- Collected material -
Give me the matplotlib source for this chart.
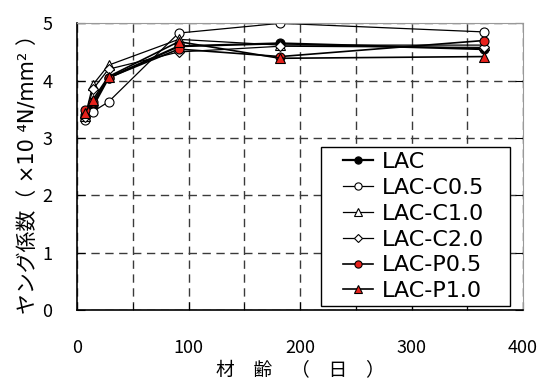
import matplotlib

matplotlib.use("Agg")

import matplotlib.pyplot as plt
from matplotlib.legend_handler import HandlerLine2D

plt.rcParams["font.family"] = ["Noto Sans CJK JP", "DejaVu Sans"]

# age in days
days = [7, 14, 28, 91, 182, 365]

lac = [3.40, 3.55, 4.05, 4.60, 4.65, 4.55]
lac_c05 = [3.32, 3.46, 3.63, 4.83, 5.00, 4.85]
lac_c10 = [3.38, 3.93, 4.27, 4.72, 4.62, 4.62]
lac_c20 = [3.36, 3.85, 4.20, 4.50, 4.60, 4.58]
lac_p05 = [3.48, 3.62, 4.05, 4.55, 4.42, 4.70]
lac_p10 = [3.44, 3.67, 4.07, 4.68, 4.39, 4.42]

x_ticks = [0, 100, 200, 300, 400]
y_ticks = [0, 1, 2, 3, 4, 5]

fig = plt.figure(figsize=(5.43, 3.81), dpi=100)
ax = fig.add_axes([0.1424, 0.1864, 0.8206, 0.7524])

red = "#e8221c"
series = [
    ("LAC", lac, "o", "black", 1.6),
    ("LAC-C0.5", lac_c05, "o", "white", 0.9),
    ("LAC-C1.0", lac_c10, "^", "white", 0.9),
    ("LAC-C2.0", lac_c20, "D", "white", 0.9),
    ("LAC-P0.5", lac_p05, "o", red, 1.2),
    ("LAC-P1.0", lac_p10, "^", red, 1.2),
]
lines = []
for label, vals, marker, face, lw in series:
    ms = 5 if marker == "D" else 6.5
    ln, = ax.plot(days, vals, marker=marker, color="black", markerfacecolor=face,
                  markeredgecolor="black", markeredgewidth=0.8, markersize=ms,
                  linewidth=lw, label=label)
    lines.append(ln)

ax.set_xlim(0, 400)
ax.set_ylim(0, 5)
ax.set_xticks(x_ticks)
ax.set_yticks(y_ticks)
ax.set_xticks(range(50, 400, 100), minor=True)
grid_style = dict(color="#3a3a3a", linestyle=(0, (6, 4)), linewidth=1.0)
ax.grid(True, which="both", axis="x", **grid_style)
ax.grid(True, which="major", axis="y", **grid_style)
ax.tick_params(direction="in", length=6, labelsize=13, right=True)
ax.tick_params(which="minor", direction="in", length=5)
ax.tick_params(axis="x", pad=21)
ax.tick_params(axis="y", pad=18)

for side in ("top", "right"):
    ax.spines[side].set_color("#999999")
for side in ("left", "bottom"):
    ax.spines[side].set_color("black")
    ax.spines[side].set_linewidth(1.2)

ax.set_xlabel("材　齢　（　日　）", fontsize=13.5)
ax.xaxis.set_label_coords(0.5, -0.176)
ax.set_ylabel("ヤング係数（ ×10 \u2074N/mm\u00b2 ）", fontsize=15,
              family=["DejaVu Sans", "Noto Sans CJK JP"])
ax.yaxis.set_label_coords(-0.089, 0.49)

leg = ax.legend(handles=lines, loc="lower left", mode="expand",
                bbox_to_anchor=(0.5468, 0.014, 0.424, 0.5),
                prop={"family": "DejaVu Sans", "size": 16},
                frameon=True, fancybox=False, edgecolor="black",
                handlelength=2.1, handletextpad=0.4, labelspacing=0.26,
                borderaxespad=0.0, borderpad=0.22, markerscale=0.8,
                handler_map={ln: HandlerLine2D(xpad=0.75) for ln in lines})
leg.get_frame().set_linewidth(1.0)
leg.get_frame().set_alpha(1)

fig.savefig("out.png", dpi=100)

- What you are asked to do -
All the lines above are to be reproduced exactly, except the pictures.

- Reply -
Give me the matplotlib source for this chart.
import matplotlib

matplotlib.use("Agg")

import matplotlib.pyplot as plt
from matplotlib.legend_handler import HandlerLine2D

plt.rcParams["font.family"] = ["Noto Sans CJK JP", "DejaVu Sans"]

# age in days
days = [7, 14, 28, 91, 182, 365]

lac = [3.40, 3.55, 4.05, 4.60, 4.65, 4.55]
lac_c05 = [3.32, 3.46, 3.63, 4.83, 5.00, 4.85]
lac_c10 = [3.38, 3.93, 4.27, 4.72, 4.62, 4.62]
lac_c20 = [3.36, 3.85, 4.20, 4.50, 4.60, 4.58]
lac_p05 = [3.48, 3.62, 4.05, 4.55, 4.42, 4.70]
lac_p10 = [3.44, 3.67, 4.07, 4.68, 4.39, 4.42]

x_ticks = [0, 100, 200, 300, 400]
y_ticks = [0, 1, 2, 3, 4, 5]

fig = plt.figure(figsize=(5.43, 3.81), dpi=100)
ax = fig.add_axes([0.1424, 0.1864, 0.8206, 0.7524])

red = "#e8221c"
series = [
    ("LAC", lac, "o", "black", 1.6),
    ("LAC-C0.5", lac_c05, "o", "white", 0.9),
    ("LAC-C1.0", lac_c10, "^", "white", 0.9),
    ("LAC-C2.0", lac_c20, "D", "white", 0.9),
    ("LAC-P0.5", lac_p05, "o", red, 1.2),
    ("LAC-P1.0", lac_p10, "^", red, 1.2),
]
lines = []
for label, vals, marker, face, lw in series:
    ms = 5 if marker == "D" else 6.5
    ln, = ax.plot(days, vals, marker=marker, color="black", markerfacecolor=face,
                  markeredgecolor="black", markeredgewidth=0.8, markersize=ms,
                  linewidth=lw, label=label)
    lines.append(ln)

ax.set_xlim(0, 400)
ax.set_ylim(0, 5)
ax.set_xticks(x_ticks)
ax.set_yticks(y_ticks)
ax.set_xticks(range(50, 400, 100), minor=True)
grid_style = dict(color="#3a3a3a", linestyle=(0, (6, 4)), linewidth=1.0)
ax.grid(True, which="both", axis="x", **grid_style)
ax.grid(True, which="major", axis="y", **grid_style)
ax.tick_params(direction="in", length=6, labelsize=13, right=True)
ax.tick_params(which="minor", direction="in", length=5)
ax.tick_params(axis="x", pad=21)
ax.tick_params(axis="y", pad=18)

for side in ("top", "right"):
    ax.spines[side].set_color("#999999")
for side in ("left", "bottom"):
    ax.spines[side].set_color("black")
    ax.spines[side].set_linewidth(1.2)

ax.set_xlabel("材　齢　（　日　）", fontsize=13.5)
ax.xaxis.set_label_coords(0.5, -0.176)
ax.set_ylabel("ヤング係数（ ×10 \u2074N/mm\u00b2 ）", fontsize=15,
              family=["DejaVu Sans", "Noto Sans CJK JP"])
ax.yaxis.set_label_coords(-0.089, 0.49)

leg = ax.legend(handles=lines, loc="lower left", mode="expand",
                bbox_to_anchor=(0.5468, 0.014, 0.424, 0.5),
                prop={"family": "DejaVu Sans", "size": 16},
                frameon=True, fancybox=False, edgecolor="black",
                handlelength=2.1, handletextpad=0.4, labelspacing=0.26,
                borderaxespad=0.0, borderpad=0.22, markerscale=0.8,
                handler_map={ln: HandlerLine2D(xpad=0.75) for ln in lines})
leg.get_frame().set_linewidth(1.0)
leg.get_frame().set_alpha(1)

fig.savefig("out.png", dpi=100)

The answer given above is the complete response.